My own first experience with the phenomenon had a comical flavour. My late grandmother, a dedicated hypochondriac, studied her every ache with great gravity and suddenly complained of chest pains. Her GP examined her and prescribed three little white pills daily – privately confiding to my mum that they were ‘just peppermint’ – a placebo, no less. Sure enough, gran’s pains vanished whenever she took her regular dose and reappeared when she missed a day.
In a more serious case, a deeply religious lady, Mrs Bay, was diagnosed with advanced leukaemia. Most people would have been devastated, but she took it as a sign that God was using her to prove that his love could cure all, and positively bloomed throughout the treatment, which was successful.
It seems unlikely that a positive attitude could, in itself, cure a serious condition.

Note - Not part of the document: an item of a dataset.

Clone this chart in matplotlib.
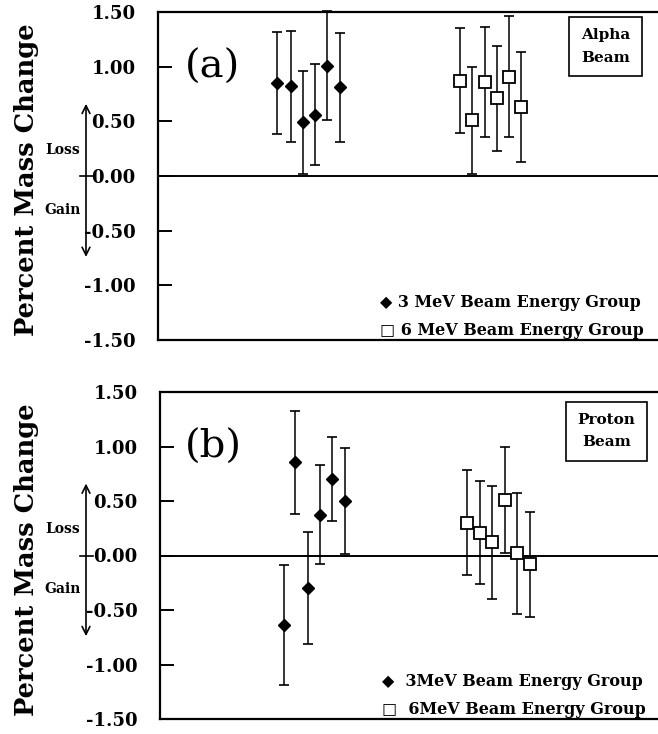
import matplotlib
matplotlib.use("Agg")
import matplotlib.pyplot as plt
from matplotlib.ticker import FixedLocator, FormatStrFormatter

plt.rcParams['axes.unicode_minus'] = False
SERIF = ['DejaVu Serif', 'DejaVu Sans']

# ---------------- data ----------------
yticks = [-1.5, -1.0, -0.5, 0.0, 0.5, 1.0, 1.5]

# panel (a) alpha beam
a3_x = [23.7, 26.5, 28.9, 31.3, 33.7, 36.3]
a3_y = [0.85, 0.82, 0.49, 0.56, 1.01, 0.81]
a3_err = [0.47, 0.51, 0.47, 0.46, 0.50, 0.50]
a6_x = [60.4, 62.7, 65.3, 67.7, 70.1, 72.6]
a6_y = [0.87, 0.51, 0.86, 0.71, 0.91, 0.63]
a6_err = [0.48, 0.49, 0.50, 0.48, 0.55, 0.50]

# panel (b) proton beam
b3_x = [24.8, 27.1, 29.8, 32.1, 34.5, 37.1]
b3_y = [-0.64, 0.855, -0.30, 0.375, 0.705, 0.50]
b3_err = [0.55, 0.47, 0.515, 0.455, 0.385, 0.485]
b6_x = [61.7, 64.3, 66.7, 69.3, 71.7, 74.3]
b6_y = [0.30, 0.21, 0.12, 0.51, 0.02, -0.08]
b6_err = [0.48, 0.47, 0.52, 0.49, 0.555, 0.48]

panels = [
    dict(tag='(a)', beam='Alpha\nBeam', x3=a3_x, y3=a3_y, e3=a3_err, x6=a6_x, y6=a6_y, e6=a6_err,
         leg3='\u25C6 3 MeV Beam Energy Group', leg6='\u25A1 6 MeV Beam Energy Group',
         box=(0.895, 0.895)),
    dict(tag='(b)', beam='Proton\nBeam', x3=b3_x, y3=b3_y, e3=b3_err, x6=b6_x, y6=b6_y, e6=b6_err,
         leg3='\u25C6  3MeV Beam Energy Group', leg6='\u25A1  6MeV Beam Energy Group',
         box=(0.897, 0.88)),
]

W, H = 658, 734
fig = plt.figure(figsize=(W / 100, H / 100), dpi=100)

# axes boxes in pixels: left, top, bottom
boxes = [(158, 12, 340), (160, 392, 719)]

for p, (left, top, bot) in zip(panels, boxes):
    ax = fig.add_axes([left / W, 1 - bot / H, (W - left) / W, (bot - top) / H])
    ax.set_xlim(0, 100)
    ax.set_ylim(-1.5, 1.5)
    ax.spines['right'].set_visible(False)
    for s in ['left', 'top', 'bottom']:
        ax.spines[s].set_linewidth(1.6)
    ax.yaxis.set_major_locator(FixedLocator(yticks))
    ax.yaxis.set_major_formatter(FormatStrFormatter('%.2f'))
    ax.set_xticks([])
    ax.tick_params(axis='y', direction='in', length=10, width=1.4, pad=16)
    for lab in ax.get_yticklabels():
        lab.set_fontfamily(SERIF)
        lab.set_fontweight('bold')
        lab.set_fontsize(13)

    ax.axhline(0, color='black', lw=1.4, zorder=1)

    for x, y, e, mk in [(p['x3'], p['y3'], p['e3'], 'D'), (p['x6'], p['y6'], p['e6'], 's')]:
        _, caps, bars = ax.errorbar(x, y, yerr=e, fmt='none', ecolor='black',
                                    elinewidth=1.1, capsize=3.5, capthick=1.2, zorder=2)
        for c in caps:
            c.set_clip_on(False)
        for b in bars:
            b.set_clip_on(False)
        if mk == 'D':
            ax.plot(x, y, linestyle='none', marker='D', ms=6.3,
                    mfc='black', mec='black', zorder=3)
        else:
            ax.plot(x, y, linestyle='none', marker='s', ms=8,
                    mfc='white', mec='black', mew=1.3, zorder=3)

    # panel tag
    ax.text(0.108, 0.83, p['tag'], transform=ax.transAxes, fontsize=29,
            family=SERIF, ha='center', va='center')
    # beam box
    ax.text(p['box'][0], p['box'][1], p['beam'], transform=ax.transAxes, fontsize=11,
            family=SERIF, fontweight='bold', ha='center', va='center',
            linespacing=1.75,
            bbox=dict(boxstyle='square,pad=0.75', fc='white', ec='black', lw=1.2))
    # legend text
    ax.text(0.445, 0.115, p['leg3'], transform=ax.transAxes, fontsize=11.5,
            family=SERIF, fontweight='bold', ha='left', va='center')
    ax.text(0.445, 0.03, p['leg6'], transform=ax.transAxes, fontsize=11.5,
            family=SERIF, fontweight='bold', ha='left', va='center')

    # Loss / Gain arrow
    tr = ax.get_yaxis_transform()
    axw = (W - left)
    xa = (86 - left) / axw
    ax.annotate('', xy=(xa, 0.66), xytext=(xa, -0.74), xycoords=tr, textcoords=tr,
                arrowprops=dict(arrowstyle='<->', lw=1.2, color='black',
                                shrinkA=0, shrinkB=0, mutation_scale=14),
                annotation_clip=False)
    ax.plot([(80 - left) / axw, (93 - left) / axw], [0, 0], transform=tr,
            color='black', lw=1.2, clip_on=False)
    ax.text((63 - left) / axw, 0.24, 'Loss', transform=tr, fontsize=10,
            family=SERIF, fontweight='bold', ha='center', va='center')
    ax.text((63 - left) / axw, -0.31, 'Gain', transform=tr, fontsize=10,
            family=SERIF, fontweight='bold', ha='center', va='center')

    # y label
    fig.text(27 / W, 1 - ((top + bot) / 2 + 4) / H, 'Percent Mass Change',
             rotation=90, fontsize=18.5, family=SERIF, fontweight='bold',
             ha='center', va='center')

fig.savefig('out.png', dpi=100)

However, I often notice it reduces suffering and fear.
At 65, Mr Barr was diagnosed with three life-threatening conditions simultaneously – mediastinal lymphoma, an aortic aneurysm and a leaking cardiac valve, the latter two inoperable. A problem-solver by nature, he told me he never lost a moment’s sleep over this, regarding it as something ‘outside himself’ like a faulty engine, tap or television. ‘Just another problem like anything else,’ he said casually. Three years on, he’s still alive and unworried.
Whether through problem-solving, placebo, faith or whatever mechanism, PMA seems something nurses could usefully study and teach.